I understand that Captain Ingle's submission is a detailed and thorough piece of work, which should be dignified by a proper and detailed response. We are grateful for the offers of meetings with the Justice for Prisoners of War group and the National Ex-Prisoner of War Association, which have been acknowledged and which can only help us to reach a conclusion.
My noble Friend the Under-Secretary of State has said that he hopes our work will be complete by the end of March. It follows that, as the work is not yet finished and as he has not yet reached his conclusions, it would be improper for me to comment further on the many detailed and complex issues that have been raised, but I will draw all today's contributions to my noble Friend's attention, and I will personally follow these matters extremely closely.
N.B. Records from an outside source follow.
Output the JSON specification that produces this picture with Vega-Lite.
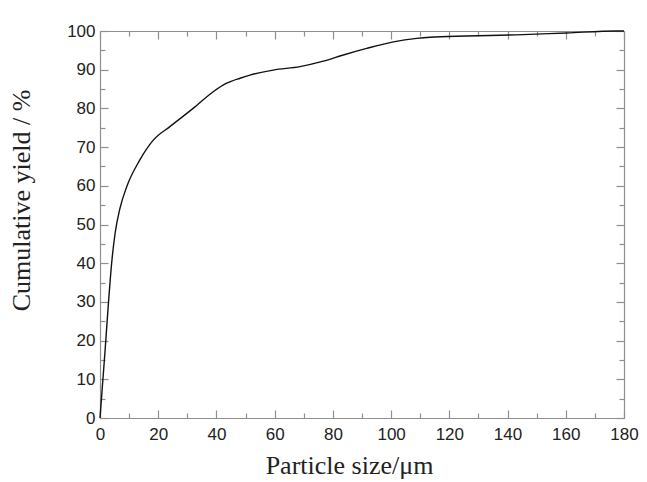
{
  "$schema": "https://vega.github.io/schema/vega-lite/v6.json",
  "width": 524,
  "height": 387,
  "autosize": {"type": "none"},
  "padding": {"left": 100, "top": 31, "right": 23, "bottom": 64},
  "background": "white",
  "config": {
    "view": {"stroke": null},
    "axis": {
      "domainColor": "#8f8f8f",
      "domainWidth": 1.2,
      "tickColor": "#8f8f8f",
      "tickWidth": 1.2,
      "grid": false,
      "labelFont": "Liberation Sans",
      "labelFontSize": 17,
      "labelColor": "#222222",
      "titleFont": "Liberation Serif",
      "titleFontSize": 26,
      "titleFontWeight": "normal",
      "titleColor": "#222222"
    }
  },
  "data": {
    "values": [
      {"size": 0, "yield": 0},
      {"size": 0.8, "yield": 8},
      {"size": 1.7, "yield": 17},
      {"size": 2.9, "yield": 29.7},
      {"size": 4.0, "yield": 40},
      {"size": 5.2, "yield": 47.8},
      {"size": 6.9, "yield": 54.3},
      {"size": 9.2, "yield": 59.8},
      {"size": 13.7, "yield": 66.7},
      {"size": 18.3, "yield": 71.8},
      {"size": 24, "yield": 75.3},
      {"size": 32, "yield": 80},
      {"size": 38.9, "yield": 84.3},
      {"size": 43.5, "yield": 86.5},
      {"size": 48.1, "yield": 87.8},
      {"size": 51.5, "yield": 88.6},
      {"size": 59.5, "yield": 89.9},
      {"size": 68.7, "yield": 90.8},
      {"size": 76.7, "yield": 92.2},
      {"size": 83.6, "yield": 93.8},
      {"size": 91.6, "yield": 95.5},
      {"size": 100.8, "yield": 97.2},
      {"size": 108.8, "yield": 98.1},
      {"size": 113.4, "yield": 98.4},
      {"size": 126, "yield": 98.7},
      {"size": 143, "yield": 99},
      {"size": 160.3, "yield": 99.5},
      {"size": 177.5, "yield": 100},
      {"size": 180, "yield": 100}
    ]
  },
  "layer": [
    {
      "mark": {"type": "line", "color": "#111111", "strokeWidth": 1.4, "interpolate": "monotone", "clip": false},
      "encoding": {
        "x": {
          "field": "size", "type": "quantitative",
          "scale": {"domain": [0, 180], "nice": false, "zero": false},
          "axis": {
            "orient": "bottom",
            "title": "Particle size/μm",
            "titleX": 249,
            "values": [0, 10, 20, 30, 40, 50, 60, 70, 80, 90, 100, 110, 120, 130, 140, 150, 160, 170, 180],
            "labelExpr": "datum.value % 20 === 0 ? datum.label : ''",
            "tickSize": {"condition": {"test": "datum.value % 20 === 0", "value": -8}, "value": -5},
            "labelPadding": 16,
            "labelFlush": false,
            "labelOverlap": false,
            "titlePadding": 7
          }
        },
        "y": {
          "field": "yield", "type": "quantitative",
          "scale": {"domain": [0, 100], "nice": false, "zero": false},
          "axis": {
            "orient": "left",
            "title": "Cumulative yield / %",
            "titleY": 169,
            "values": [0, 5, 10, 15, 20, 25, 30, 35, 40, 45, 50, 55, 60, 65, 70, 75, 80, 85, 90, 95, 100],
            "labelExpr": "datum.value % 10 === 0 ? datum.label : ''",
            "tickSize": {"condition": {"test": "datum.value % 10 === 0", "value": -8}, "value": -5},
            "labelPadding": 13,
            "labelFlush": false,
            "labelOverlap": false,
            "titlePadding": 32
          }
        }
      }
    },
    {
      "mark": {"type": "line", "opacity": 0},
      "encoding": {
        "x": {
          "field": "size", "type": "quantitative",
          "scale": {"domain": [0, 180], "nice": false, "zero": false},
          "axis": {
            "orient": "top",
            "title": null,
            "labels": false,
            "values": [0, 10, 20, 30, 40, 50, 60, 70, 80, 90, 100, 110, 120, 130, 140, 150, 160, 170, 180],
            "tickSize": {"condition": {"test": "datum.value % 20 === 0", "value": -8}, "value": -5}
          }
        },
        "y": {
          "field": "yield", "type": "quantitative",
          "scale": {"domain": [0, 100], "nice": false, "zero": false},
          "axis": {
            "orient": "right",
            "title": null,
            "labels": false,
            "values": [0, 5, 10, 15, 20, 25, 30, 35, 40, 45, 50, 55, 60, 65, 70, 75, 80, 85, 90, 95, 100],
            "tickSize": {"condition": {"test": "datum.value % 10 === 0", "value": -8}, "value": -5}
          }
        }
      }
    }
  ],
  "resolve": {"axis": {"x": "independent", "y": "independent"}}
}
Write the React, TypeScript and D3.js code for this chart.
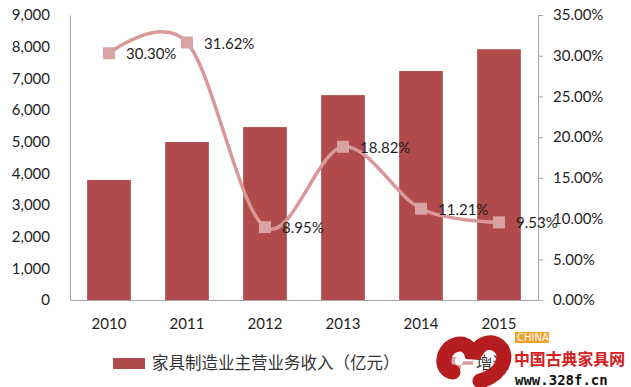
import * as d3 from 'd3';
import React, { useEffect, useRef } from 'react';

// chart data
const years = ['2010', '2011', '2012', '2013', '2014', '2015'];
const revenue = [3790, 4990, 5460, 6470, 7230, 7920];
const growth = [30.3, 31.62, 8.95, 18.82, 11.21, 9.53];
const leftTicks = [0, 1000, 2000, 3000, 4000, 5000, 6000, 7000, 8000, 9000];
const rightTicks = [0, 5, 10, 15, 20, 25, 30, 35];
const barName = '家具制造业主营业务收入（亿元）';
const lineName = '增速';

const App = () => {
  const svgRef = useRef<SVGSVGElement>(null);

  useEffect(() => {
    const width = 631;
    const height = 387;
    const margin = { top: 15, right: 93, bottom: 87, left: 70 };
    const font = 'Lato, "Open Sans", sans-serif';
    const barColor = '#b04a4b';
    const lineColor = '#d99899';
    const markColor = '#d9a3a3';

    const svg = d3.select(svgRef.current);
    svg.selectAll('*').remove();
    svg.attr('width', width).attr('height', height);

    svg.append('rect').attr('width', width).attr('height', height).attr('fill', '#fff');

    const x = d3.scaleBand()
      .domain(years)
      .range([margin.left, width - margin.right])
      .paddingInner(0.44)
      .paddingOuter(0.22);

    const yL = d3.scaleLinear().domain([0, 9000]).range([height - margin.bottom, margin.top]);
    const yR = d3.scaleLinear().domain([0, 35]).range([height - margin.bottom, margin.top]);

    // bars
    svg.append('g')
      .selectAll('rect')
      .data(years)
      .enter()
      .append('rect')
      .attr('x', d => x(d)!)
      .attr('width', x.bandwidth())
      .attr('y', (d, i) => yL(revenue[i]))
      .attr('height', (d, i) => yL(0) - yL(revenue[i]))
      .attr('fill', barColor);

    // left axis
    const left = svg.append('g')
      .attr('transform', `translate(${margin.left},0)`)
      .call(d3.axisLeft(yL).tickValues(leftTicks).tickSize(0).tickPadding(20).tickFormat(d3.format(',')));
    left.select('.domain').attr('stroke', '#a6a6a6');
    left.selectAll('text').attr('font-size', 15).attr('font-family', font).attr('fill', '#1e1e1e');

    // right axis
    const right = svg.append('g')
      .attr('transform', `translate(${width - margin.right},0)`)
      .call(d3.axisRight(yR).tickValues(rightTicks).tickSize(5).tickSizeOuter(0).tickPadding(10)
        .tickFormat(d => (+d).toFixed(2) + '%'));
    right.selectAll('.domain, line').attr('stroke', '#a6a6a6');
    right.selectAll('text').attr('font-size', 15).attr('font-family', font).attr('fill', '#1e1e1e');

    // bottom axis
    const bottom = svg.append('g')
      .attr('transform', `translate(0,${height - margin.bottom})`)
      .call(d3.axisBottom(x).tickSize(0).tickPadding(18));
    bottom.select('.domain').attr('stroke', '#a6a6a6');
    bottom.selectAll('text').attr('font-size', 15).attr('font-family', font).attr('fill', '#1e1e1e');

    // growth line (smoothed, Excel-like)
    const cx = (i: number) => x(years[i])! + x.bandwidth() / 2;
    svg.append('path')
      .datum(growth)
      .attr('fill', 'none')
      .attr('stroke', lineColor)
      .attr('stroke-width', 3.5)
      .attr('d', d3.line<number>()
        .x((d, i) => cx(i))
        .y(d => yR(d))
        .curve(d3.curveCardinal.tension(0)));

    svg.append('g')
      .selectAll('rect')
      .data(growth)
      .enter()
      .append('rect')
      .attr('x', (d, i) => cx(i) - 6)
      .attr('y', d => yR(d) - 6)
      .attr('width', 12)
      .attr('height', 12)
      .attr('fill', markColor);

    svg.append('g')
      .selectAll('text')
      .data(growth)
      .enter()
      .append('text')
      .attr('x', (d, i) => cx(i) + 17)
      .attr('y', d => yR(d) + 6)
      .attr('font-size', 15)
      .attr('font-family', font)
      .attr('fill', '#1e1e1e')
      .text(d => d.toFixed(2) + '%');

    // legend
    const lg = svg.append('g');
    lg.append('rect').attr('x', 113).attr('y', 358).attr('width', 32).attr('height', 11).attr('fill', barColor);
    lg.append('text').attr('x', 152).attr('y', 369)
      .attr('font-size', 16.5).attr('font-family', '"Noto Sans CJK SC", sans-serif').attr('fill', '#333')
      .text(barName);
    lg.append('line').attr('x1', 437).attr('x2', 473).attr('y1', 363).attr('y2', 363)
      .attr('stroke', lineColor).attr('stroke-width', 3.5);
    lg.append('rect').attr('x', 449).attr('y', 357).attr('width', 12).attr('height', 12).attr('fill', markColor);
    lg.append('text').attr('x', 476).attr('y', 369)
      .attr('font-size', 16.5).attr('font-family', '"Noto Sans CJK SC", sans-serif').attr('fill', '#333')
      .text(lineName);

    // watermark
    const wm = svg.append('g');
    wm.append('path')
      .attr('d', 'M453 372 C440 371 441 350 455 345 C467 341 472 351 473 358 C477 344 490 339 499 346 C510 356 502 375 480 381')
      .attr('fill', 'none').attr('stroke', '#b51d21').attr('stroke-width', 15).attr('stroke-linecap', 'round');
    wm.append('circle').attr('cx', 459).attr('cy', 361).attr('r', 4).attr('fill', '#fff');
    wm.append('circle').attr('cx', 489).attr('cy', 354).attr('r', 4).attr('fill', '#fff');
    wm.append('rect').attr('x', 515).attr('y', 332).attr('width', 34).attr('height', 11).attr('fill', '#f0a12c');
    wm.append('text').attr('x', 517).attr('y', 341).attr('font-size', 10).attr('font-family', '"DejaVu Sans", sans-serif')
      .attr('fill', '#fff').text('CHINA');
    wm.append('text').attr('x', 514).attr('y', 365).attr('font-size', 16).attr('font-family', '"Noto Sans CJK SC", sans-serif')
      .attr('font-weight', 700).attr('fill', '#d42020')
      .attr('textLength', 111).attr('lengthAdjust', 'spacingAndGlyphs').text('中国古典家具网');
    wm.append('text').attr('x', 515).attr('y', 385).attr('font-size', 14).attr('font-family', '"DejaVu Sans Mono", monospace')
      .attr('font-weight', 700).attr('fill', '#111').text('www.328f.cn');
  }, []);

  return <svg ref={svgRef} style={{ position: 'absolute', left: 0, top: 0 }}></svg>;
};

export default App;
Finally, let me add my voice to those of hon. Members who have paid lasting tribute to all who fought and were captured by the enemy in battle. There is nothing trite about such tributes in the House. The sacrifice and the hardships of those people cannot be overstated, and the awfulness of being locked up must have been truly dreadful not only for the young men involved but for their families. I know from the time that my grandfather spent in captivity during the Boer war of the lasting impression that is made on those who are unfortunate enough to be taken prisoner of war. My grandfather was lucky to be able to escape quickly, but he recorded that the experience of capture was
"the greatest indignity of my life".
I want all those who are concerned with the outcome of our review to know that those feelings are truly understood.